ISI Gets GRIP on Gigabit/Sec Net Security

| May 4, 2002

The goal of the GRIP project is to offload the processing requirements associated with secure network data communications and free up the resources of the general purpose CPU system.

The new SLAAC Osiris FPGA platform is expected to bring GRIP up to full gigabite/sec speed.

A new system developed by ISI East researchers has broken through a critical security bottleneck limiting the usefulness of new, high bandwidth networks.

Tom Lehman, Brian Schott, and Jaroslav Flidr are co-leaders of the ISI team that presented results of recent tests of its GRIP (Gigabit Rate IPsec) high bandwidth security system at the Field-Programmable Custom Computing Machines (FCCM) 2002 conference Tuesday, April 23 in Napa, California. Helping to develop GRIP were researchers at George Mason University.Lehman, a senior programmer at ISI’s campus at Arlington, VA, noted that the speed of networks had outstripped the computing capacity of ordinary desktop computers for many critical tasks.

“Processing unsecured network data in the near gigabit/second range requires nearly 100% of capacity for even high end workstations today,” he explained. “These systems do not have the capacity to handle the additional requirements of secure communications, which include cryptographic and security protocol processing.”

“As a result, users are unable to take advantage of the added bandwidth of gigabit-sec connections when sending secure communications,” Lehman said, going on to note that the advent of newer, 10-gigabit/second networks will further amplify the mismatch between end systems and network capabilities.

The goal of the GRIP project is to offload the processing requirements associated with secure network data communications and free up the resources of the general purpose CPU system for their intended purpose — application processing, he said.

And it does so in a novel fashion. ISI/Arlington computer scientist Jaroslav Flidr explained that the traditional solution to the problem of an overburdened CPU is to add a dedicated accelerator device to handle the special task overflow.

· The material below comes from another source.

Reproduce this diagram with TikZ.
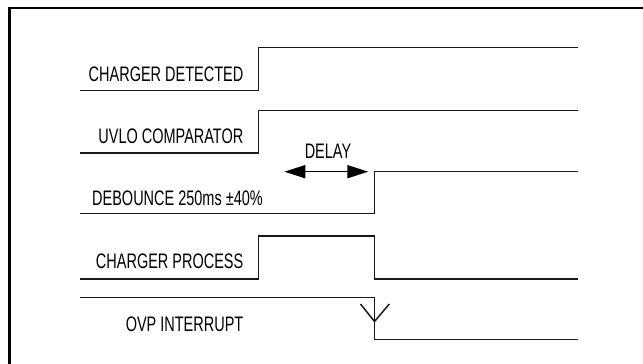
\documentclass[tikz,border=0pt]{standalone}
\usepackage{fontspec}
\setmainfont[FakeStretch=0.69]{Liberation Sans}
\usetikzlibrary{arrows.meta}
\tikzset{
  sig/.style={line width=1.5pt, line join=miter, black!90},
  frameline/.style={line width=2.2pt, black},
  lbl/.style={inner sep=0pt, font=\fontsize{21}{24}\selectfont},
  delayarrow/.style={line width=1.5pt, {Triangle[length=21pt,width=13pt]}-{Triangle[length=21pt,width=13pt]}}
}
\begin{document}
\begin{tikzpicture}[x=1pt,y=-1pt]
\useasboundingbox (0,0) rectangle (643,364);
% frame (top and left only)
\coordinate (fbl) at (9.5,364);
\coordinate (ftl) at (9.5,8.3);
\coordinate (ftr) at (643,8.3);
\draw[frameline] (fbl) -- (ftl) -- (ftr);

% CHARGER DETECTED
\coordinate (cd0) at (80,90.5);
\coordinate (cd1) at (258.5,90.5);
\coordinate (cd2) at (258.5,47.5);
\coordinate (cd3) at (578,47.5);
\draw[sig] (cd0) -- (cd1) -- (cd2) -- (cd3);
\node[lbl, anchor=base east] (lcd) at (243.5,81.5) {CHARGER DETECTED};

% UVLO COMPARATOR
\coordinate (uv0) at (80,153);
\coordinate (uv1) at (258.5,153);
\coordinate (uv2) at (258.5,110.5);
\coordinate (uv3) at (578,110.5);
\draw[sig] (uv0) -- (uv1) -- (uv2) -- (uv3);
\node[lbl, anchor=base east] (luv) at (243.5,143.5) {UVLO COMPARATOR};

% DEBOUNCE
\coordinate (db0) at (80,213.3);
\coordinate (db1) at (374.5,213.3);
\coordinate (db2) at (374.5,171.5);
\coordinate (db3) at (578,171.5);
\draw[sig] (db0) -- (db1) -- (db2) -- (db3);
\node[lbl, anchor=base west] (ldb) at (92,205) {DEBOUNCE 250ms ±40\%};

% DELAY arrow
\coordinate (da) at (284.3,171.7);
\coordinate (db) at (368.3,171.7);
\draw[delayarrow] (da) -- (db);
\node[lbl, anchor=base] (ldelay) at (328,158.3) {DELAY};

% CHARGER PROCESS
\coordinate (cp0) at (80,279);
\coordinate (cp1) at (258.5,279);
\coordinate (cp2) at (258.5,236);
\coordinate (cp3) at (374.5,236);
\coordinate (cp4) at (374.5,279);
\coordinate (cp5) at (578,279);
\draw[sig] (cp0) -- (cp1) -- (cp2) -- (cp3) -- (cp4) -- (cp5);
\node[lbl, anchor=base east] (lcp) at (243.5,268.3) {CHARGER PROCESS};

% OVP INTERRUPT
\coordinate (ov0) at (80,297.7);
\coordinate (ov1) at (374.5,297.7);
\coordinate (ov2) at (374.5,339.3);
\coordinate (ov3) at (578,339.3);
\draw[sig] (ov0) -- (ov1) -- (ov2) -- (ov3);
\coordinate (va) at (360.5,304);
\coordinate (vv) at (374.5,321.5);
\coordinate (vb) at (389.3,304);
\draw[sig] (va) -- (vv) -- (vb);
\node[lbl, anchor=base east] (lov) at (243.5,331) {OVP INTERRUPT};
\end{tikzpicture}
\end{document}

But this solution doesn’t work to serve a gigabit network because the conventional configuration for the added device — on a PCI-based accelerator card — creates a new traffic jam in the computer bus connecting it with the host CPU.

The message for encryption must first be sent from the main CPU to the accelerator, and then from the accelerator back to the main CPU, then from the main CPU to a network interface, he explained. The article presented at the Napa conference notes that “measurements have shown in such a system that the best throughput available with such a system is far below gigabit/sec rates.”

A next generation of more powerful computers with high-speed buses (e.g. Infiniband) will likely eventually solve the problem. But in the meantime, the new GRIP system created by the ISI team uses Field Programmable Gate Arrays (FPGA) — hardware devices which can be reconfigured to optimize processing of different tasks in this case, both the cryptographic transforms and the packet processing.

The key component to GRIP system’s success is the integration of the FPGA-based cryptographic processing with the packet processing and a Gigabit Ethernet network interface, Lehman said. The data goes from the GRIP system to the PC it serves only once either sending or receiving. Tests of the prototype GRIP processor showed that the system was capable of sending fully secured data at 800MB/sec — .8 gigabits per second.

The arrays work within a computing platform that has been developed at ISI/Arlington over the past four years by a project called Systems Level Applications of Adaptive Computing (SLAAC),carried on by a team including Schott and GRIP co-author Peter Bellows.

With improvements now on the drawing board “1 gigabyte per second host-to-host network traffic is expected in the very near future,” according to the presentation. The team based these projections on use of an improved version of the SLAAC-developed platform, called Osiris, which has more logic resources and memory.

GRIP can be configured to use all security protocols currently in wide use, including IPsec’s ESP and AH. The supported cryptographic transforms include 3DES, AES (Rijndael) and SHA-1. Kris Gaj and Pawel Chodowiec from George Mason University developed the cryptographic FPGA cores.

GRIP is the latest successful use of the SLAAC computing platform, according to developer Schott, a project leader at ISI/Arlington. Other applications include a SLAAC-based unit that achieves a 95 percent reduction in size in replacing old circuit boards in the Navy’s Aegis defense system, plus promising initiatives in areas such as sonar, infra-red detection, and high-bandwidth image processing.

In addition to Lehman, Schott, Flidr and Bellows, the GRIP team included Keith D. Underwood,now at Clemson University. The Defense Advance Projects Research Agency (DARPA) Information Technology Office funded the GRIP project as part of its Next Generation Internet Program.